There’s a little CD store I pass every day on my way to and from work. The guys behind the counter know my name. When I go in, they alert me to the fact that an album from a band I like has come out. They suggest new discs based on what I like. They have a stand where you can throw on the headphones and listen to virtually any CD in the store before you buy. When you get a disc, they take the plastic wrapping and stickers off for you. If they don’t have a disc (or vinyl album) that you want, you can put in an order and generally have it within a day or two. They sell used CDs for half price.
Sure, I may pay a buck more per disc, but when I buy twelve, I get one free. When I buy music, I know that my money is going to help these guys stay employed and pay their rent, so they can keep helping me. To me, that is valuable.

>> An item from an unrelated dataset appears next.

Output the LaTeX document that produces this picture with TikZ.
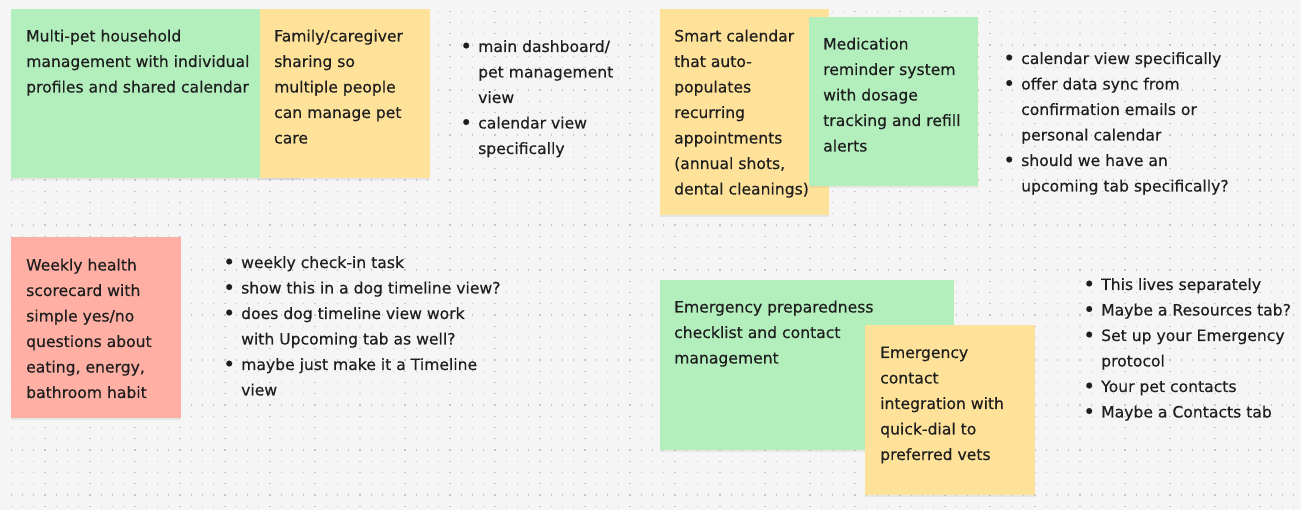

Madison and the East Side of Milwaukee are rampant with residents that resist any and all types of commercialism. They would rather a blighted lot stay empty and infested with hypodermic needles than a Walgreen’s or Starbucks move in. All these people will allow in their neighborhoods are art galleries, organic food co-ops, and fair trade coffeehouses, so good properties stand empty. A lot of these people will defend Saddam Hussein before they will defend Wal-Mart. This is extremism that truly is bad for the economy. Regardless of the inhabitant, people need to be employed, tax revenue needs to be collected, and people need to be given a reason to walk the streets to shop.
As I said, I don’t begrudge Best Buy or Home Depot or Wal-Mart or any other big store from doing business in my city, and I’m certainly not a smarty-art extremist. Big box stores create government revenue that the York household doesn’t have to make up though higher property taxes. The trickle-down economic effects are overwhelmingly positive. People who don’t have the luxury of paying a little extra for their goods and services can get them at lower cost.
I just don’t prefer them. I value locally owned businesses, and getting the personal service that I do at these little stores is irreplaceable to me. I prefer to exercise my free market prerogative to spend my money where I find the most value, and that doesn’t necessarily mean economic value. I would never tell anyone not to shop at large stores, but I would encourage people to give their locals a try. You might be surprised. In many cases, the difference is like the difference between flying first-class and coach, for very little extra money. And because of your business, I will still be able to shop there.
Conservatism doesn’t always have to mean bigger – it makes an equal case for better.